Амели засмеялась, когда он в очередной раз сделал неправильно, схватила его ладони своими ручонками и как смогла согнула его пальцы в нужное положение. Фридриху показалось, что это гнутся сухие ветки.
– Всему свое время, любимый.
Он почувствовал нежный поцелуй в шею и улыбнулся.
Обучение языку жестов имело массу преимуществ. Лия любила наблюдать за тем, как он общается с Амели. И Фридрих увидел, что его попытки радуют жену. А он готов был сделать все что угодно, лишь бы угодить своей драгоценной супруге.
– И что бы мы делали без Амели? Она – наше солнышко, – вздохнул Фридрих.
– Надеюсь, нам никогда не придется узнать ответ на твой вопрос, – прошептала Лия на ухо мужу, усаживаясь рядом с ним и пытаясь выучить новый жест, который продолжала демонстрировать им Ривка.
Мужчина не осознавал, что сказал это вслух. В последнее время это часто случалось: он ненамеренно озвучивал собственные мысли. От его слов женщины посерьезнели, у них на лбу залегли маленькие морщинки, даже Амели нахмурилась. Малышка мгновенно отстранилась – настолько чутко она откликалась на оттенки настроения взрослых.
Фридрих улыбнулся, прижал Амели к груди, пощекотал ее щечку, пока девочка снова не улыбнулась, не засмеялась и не начала складывать его пальцы так, чтобы получился требуемый жест. Фридрих, вздохнув с облегчением, пообещал себе быть осторожнее. Сейчас всем нужны надежда и радость. И его мужской долг – дать это.
Великий пост только начался, когда нацисты издали приказ о том, что из школьных классов нужно убрать распятия и католические иконы. Были запрещены даже обычные школьные молитвы. Отец Оберлангер поседел еще больше. Сперва люди были настолько ошарашены, что никак не отреагировали на этот приказ. Но уже к концу недели разгневанные родители – в основном матери, из-за войны оставшиеся дома одни, без мужей, – стали возмущаться и требовать, чтобы им вернули религиозную символику и разрешили свободно молиться. Как можно было ожидать, что деревня, чья самобытность определялась «Страстями Христовыми», откажется от своих вырезанных вручную фигурок?
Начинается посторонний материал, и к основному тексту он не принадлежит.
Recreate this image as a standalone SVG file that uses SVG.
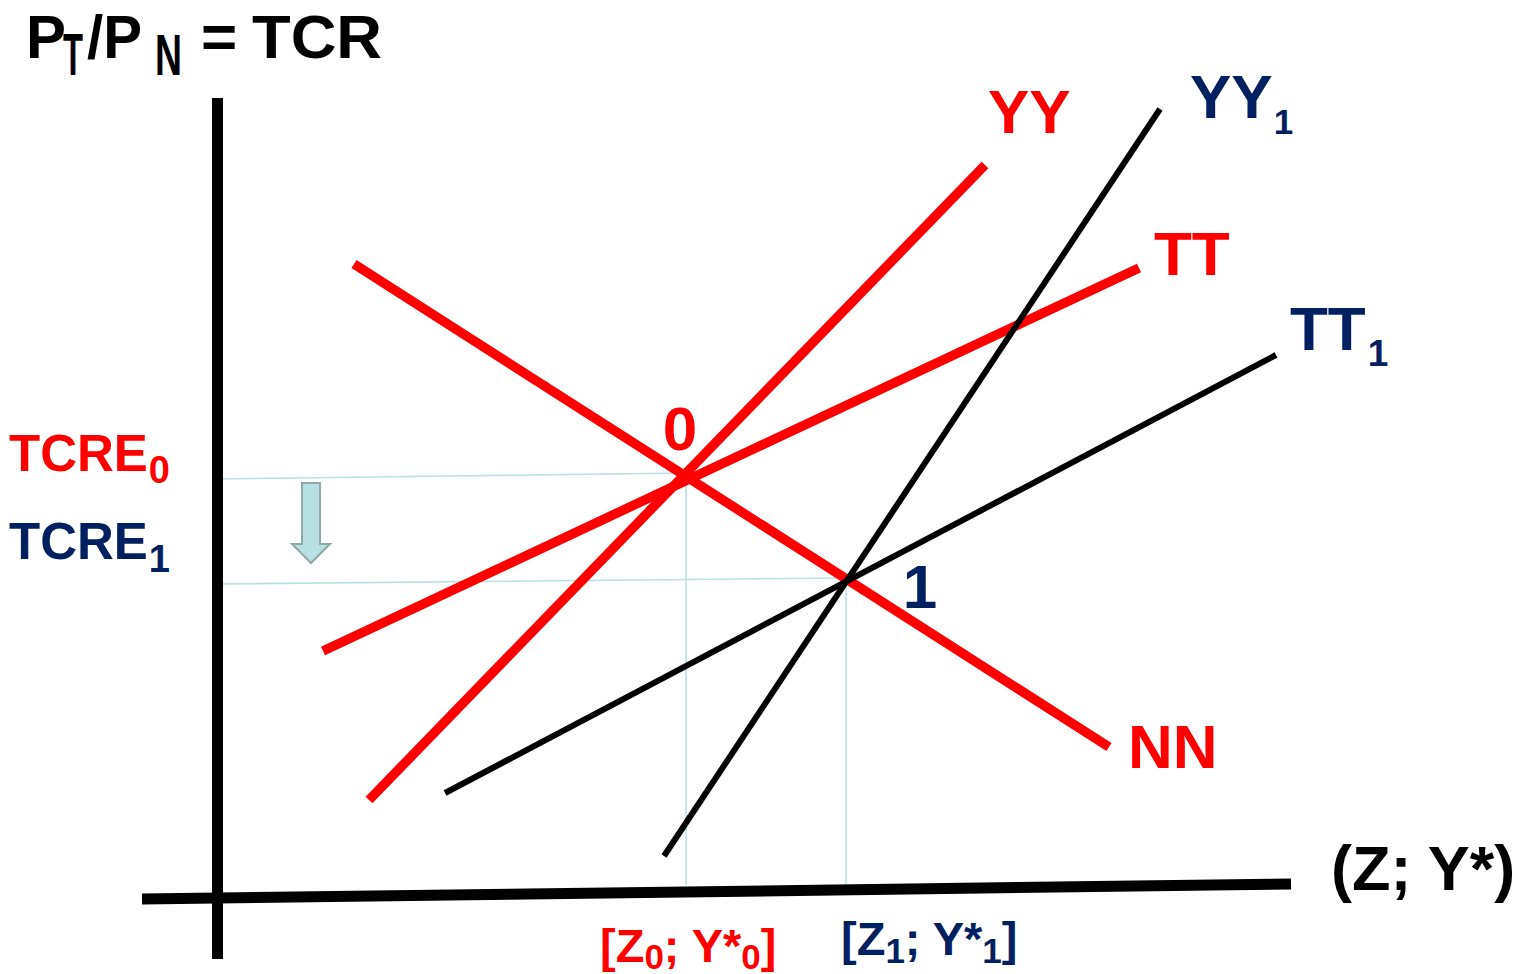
<svg xmlns="http://www.w3.org/2000/svg" width="1518" height="974" viewBox="0 0 1518 974">
<style>
text{font-family:"Liberation Sans",Arial,sans-serif;font-weight:bold}
.red{fill:#ff0000}
.navy{fill:#002060}
.blk{fill:#000000}
.axis{stroke:#000;stroke-width:11;fill:none}
.rline{stroke:#ff0000;stroke-width:9.5;fill:none}
.bline{stroke:#000;stroke-width:6;fill:none}
.guide{stroke:#b9dfe4;stroke-width:1.6;fill:none}
</style>
<rect width="1518" height="974" fill="#ffffff"/>
<g id="guides">
<line class="guide" x1="214" y1="479" x2="686" y2="473"/>
<line class="guide" x1="214" y1="584" x2="846" y2="578"/>
<line class="guide" x1="686" y1="477" x2="686" y2="885"/>
<line class="guide" x1="846" y1="578" x2="846" y2="884"/>
</g>
<g id="axes">
<line class="axis" x1="217.5" y1="98" x2="217.5" y2="959"/>
<line class="axis" x1="142" y1="899" x2="1291" y2="884"/>
</g>
<g id="connectors">
<line id="NN-line" class="rline" x1="354" y1="264" x2="1109" y2="747"/>
<line id="YY-line" class="rline" x1="369" y1="800" x2="985" y2="165"/>
<line id="TT-line" class="rline" x1="323" y1="651" x2="1139" y2="268"/>
<line id="YY1-line" class="bline" x1="664" y1="856" x2="1160" y2="109"/>
<line id="TT1-line" class="bline" x1="445" y1="793" x2="1276" y2="355"/>
</g>
<g id="shift-arrow">
<polygon points="302,483 320,483 320,544 330,544 311,563 292,544 302,544" fill="#b8dfe2" stroke="#8fa8a8" stroke-width="2"/>
</g>
<g id="title">
<text class="blk" x="26" y="58" font-size="62" textLength="40" lengthAdjust="spacingAndGlyphs">P</text>
<text class="blk" x="63" y="75" font-size="60" textLength="20" lengthAdjust="spacingAndGlyphs">T</text>
<text class="blk" x="87" y="58" font-size="62" textLength="55" lengthAdjust="spacingAndGlyphs">/P</text>
<text class="blk" x="155" y="75" font-size="58" textLength="27" lengthAdjust="spacingAndGlyphs">N</text>
<text class="blk" x="201" y="58" font-size="62">=</text>
<text class="blk" x="252" y="58" font-size="62" textLength="130" lengthAdjust="spacingAndGlyphs">TCR</text>
</g>
<g id="label-YY"><text class="red" x="988" y="133" font-size="62">YY</text></g>
<g id="label-YY1"><text class="navy" x="1190" y="118" font-size="62">YY<tspan font-size="35" dy="16" dx="1">1</tspan></text></g>
<g id="label-TT"><text class="red" x="1154" y="275" font-size="62">TT</text></g>
<g id="label-TT1"><text class="navy" x="1290" y="350" font-size="62">TT<tspan font-size="37" dy="16" dx="2">1</tspan></text></g>
<g id="label-NN"><text class="red" x="1128" y="768" font-size="62">NN</text></g>
<g id="label-axis-x"><text class="blk" x="1331" y="890" font-size="63">(Z; Y*)</text></g>
<g id="point-0"><text class="red" x="680" y="450" font-size="62" text-anchor="middle">0</text></g>
<g id="point-1"><text class="navy" x="920" y="608" font-size="62" text-anchor="middle">1</text></g>
<g id="label-TCRE0"><text class="red" x="9" y="471" font-size="51">TCRE<tspan font-size="38" dy="12" dx="1">0</tspan></text></g>
<g id="label-TCRE1"><text class="navy" x="9" y="559" font-size="51">TCRE<tspan font-size="38" dy="13" dx="1">1</tspan></text></g>
<g id="label-Z0"><text class="red" x="600" y="962" font-size="47">[Z<tspan font-size="35" dy="7">0</tspan><tspan dy="-7">; Y*</tspan><tspan font-size="35" dy="7">0</tspan><tspan dy="-7">]</tspan></text></g>
<g id="label-Z1"><text class="navy" x="841" y="955" font-size="47">[Z<tspan font-size="35" dy="8">1</tspan><tspan dy="-8">; Y*</tspan><tspan font-size="35" dy="8">1</tspan><tspan dy="-8">]</tspan></text></g>
</svg>
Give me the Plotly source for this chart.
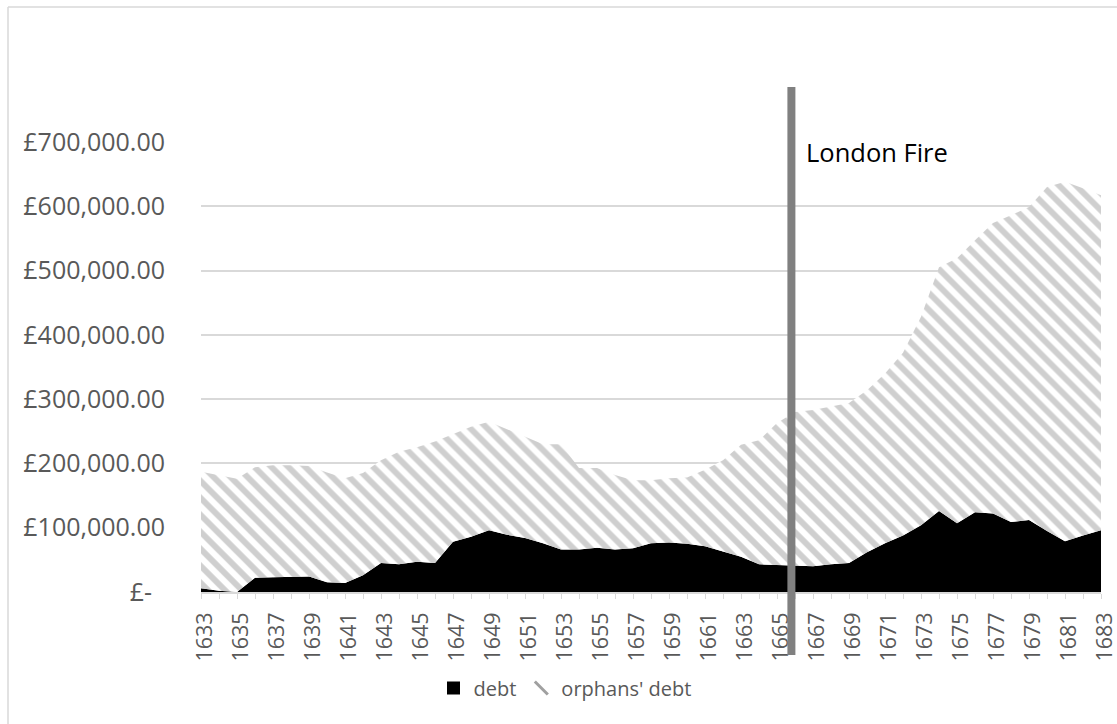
import plotly.graph_objects as go

years = list(range(1633, 1684))

# debt (black area), £
debt = [6000, 2000, 0, 22000, 23000, 23000, 24000, 15000, 14000, 26000,
        45000, 43000, 47000, 45000, 78000, 86000, 96000, 89000, 84000, 76000,
        66000, 66000, 69000, 66000, 68000, 76000, 77000, 75000, 71000, 63000,
        55000, 43000, 42000, 40000, 40000, 43000, 45000, 62000, 76000, 88000,
        104000, 126000, 107000, 124000, 122000, 109000, 112000, 95000, 79000, 88000,
        96000]

# orphans' debt (hatched area, stacked on debt), £
orphans_debt = [181000, 180000, 176000, 172000, 174000, 174000, 172000, 171000, 163000, 159000,
                160000, 175000, 178000, 189000, 167000, 171000, 169000, 164000, 157000, 154000,
                164000, 127000, 124000, 116000, 106000, 98000, 100000, 103000, 119000, 142000,
                174000, 193000, 221000, 240000, 243000, 246000, 249000, 252000, 264000, 284000,
                324000, 379000, 412000, 423000, 452000, 477000, 487000, 535000, 559000, 540000,
                521000]

y_tickvals = [0, 100000, 200000, 300000, 400000, 500000, 600000, 700000]
y_ticktext = ["£-\u00a0\u00a0", "£100,000.00", "£200,000.00", "£300,000.00",
              "£400,000.00", "£500,000.00", "£600,000.00", "£700,000.00"]

fire_year = 1665.8
fire_label = "London Fire"

FONT = "Open Sans"
GREY_TXT = "#595959"
GRID = "#d9d9d9"
HATCH = "#a0a0a0"

fig = go.Figure()
fig.add_trace(go.Scatter(
    x=years, y=debt, name="debt", mode="lines", stackgroup="one",
    line=dict(width=0, color="black"), fillcolor="black", showlegend=False,
))
fig.add_trace(go.Scatter(
    x=years, y=orphans_debt, name="orphans' debt", mode="lines", stackgroup="one",
    line=dict(width=0, color=HATCH), fillcolor="white", showlegend=False,
    fillpattern=dict(shape="\\", fgcolor=HATCH, bgcolor="white", size=12, solidity=0.5),
))
# legend entries (Excel-style icons)
fig.add_trace(go.Scatter(
    x=[None], y=[None], name="debt", mode="markers",
    marker=dict(symbol="square", size=13, color="black"),
))
fig.add_trace(go.Scatter(
    x=[None], y=[None], name="orphans' debt", mode="markers",
    marker=dict(symbol="line-nw", size=13, color=HATCH, line=dict(color=HATCH, width=3)),
))

W, H = 1117, 724
L, R, T, B = 201, 16, 142, 132
pw, ph = W - L - R, H - T - B

def px(xp):
    return (xp - L) / pw

def py(yp):
    return (H - B - yp) / ph

fig.update_layout(
    width=W, height=H,
    margin=dict(l=L, r=R, t=T, b=B, autoexpand=False),
    paper_bgcolor="white", plot_bgcolor="white",
    font=dict(family=FONT, color=GREY_TXT),
    showlegend=True,
    legend=dict(orientation="h", x=px(565), y=py(688), xanchor="center", yanchor="middle",
                font=dict(size=20, color=GREY_TXT, family=FONT), traceorder="normal",
                itemwidth=30),
    xaxis=dict(range=[1633, 1683], tickmode="linear", tick0=1633, dtick=2,
               tickangle=-90, showgrid=False, showline=True, linecolor=GRID, linewidth=1.5,
               ticks="outside", ticklen=5, tickcolor=GRID,
               minor=dict(ticks="outside", dtick=1, tick0=1633, ticklen=5, tickcolor=GRID),
               tickfont=dict(size=21.5, color=GREY_TXT, family=FONT), zeroline=False,
               ticklabelstandoff=5, ticklabelshift=4, ticklabeloverflow="allow",
               automargin=False),
    yaxis=dict(range=[0, 700000], tickvals=y_tickvals, ticktext=y_ticktext,
               showgrid=True, gridcolor=GRID, gridwidth=1.5, zeroline=False, showline=False,
               tickfont=dict(size=25, color=GREY_TXT, family=FONT), ticks="",
               ticklabelstandoff=35, automargin=False),
)

# London Fire marker line
fig.add_shape(type="line", xref="x", yref="paper", x0=fire_year, x1=fire_year,
              y0=py(655), y1=py(87), line=dict(color="#808080", width=8), layer="above")
fig.add_annotation(x=fire_year + 0.68, xref="x", y=py(152), yref="paper", text=fire_label,
                   showarrow=False, xanchor="left", yanchor="middle",
                   font=dict(size=25.5, color="black", family=FONT))

# chart-area border (left and top edges visible)
fig.add_shape(type="line", xref="paper", yref="paper", x0=px(8), x1=px(8), y0=py(724), y1=py(7),
              line=dict(color=GRID, width=1.5))
fig.add_shape(type="line", xref="paper", yref="paper", x0=px(8), x1=px(1117), y0=py(7), y1=py(7),
              line=dict(color=GRID, width=1.5))

fig.write_html("out.html")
В соседней деревне Этталь курат Бауэр видел толпы возмущенных, грозившихся выйти из рядов нацистской партии и прекратить финансирование фондов, занимающихся помощью бедным и нуждающимся. В пивной поговаривали, что деньги из этих фондов идут прямо в кошельки нацистов, а угроза их кошелькам, несомненно, не останется без внимания. Разгневанные жены поклялись, что напишут мужьям на фронт о происках нацистов, а это, бесспорно, внесет сумятицу в ряды военных – чего так боится верхушка рейха.
В разгар противостояния курат Бауэр пожаловался Рейчел, когда закончилось очередное занятие драмкружка:
– Неужели подобное возможно в Германии?
– Сейчас я уже не удивляюсь ничему происходящему в Германии, отче.
– А вы циничны.
Она покачала головой, складывая в сумочку реквизит.
– Просто я реалистка. Раньше я смотрела на мир через розовые очки, которые на меня надели. Теперь я их сняла. Удивительно, насколько неправильно подобранные очки искажают восприятие.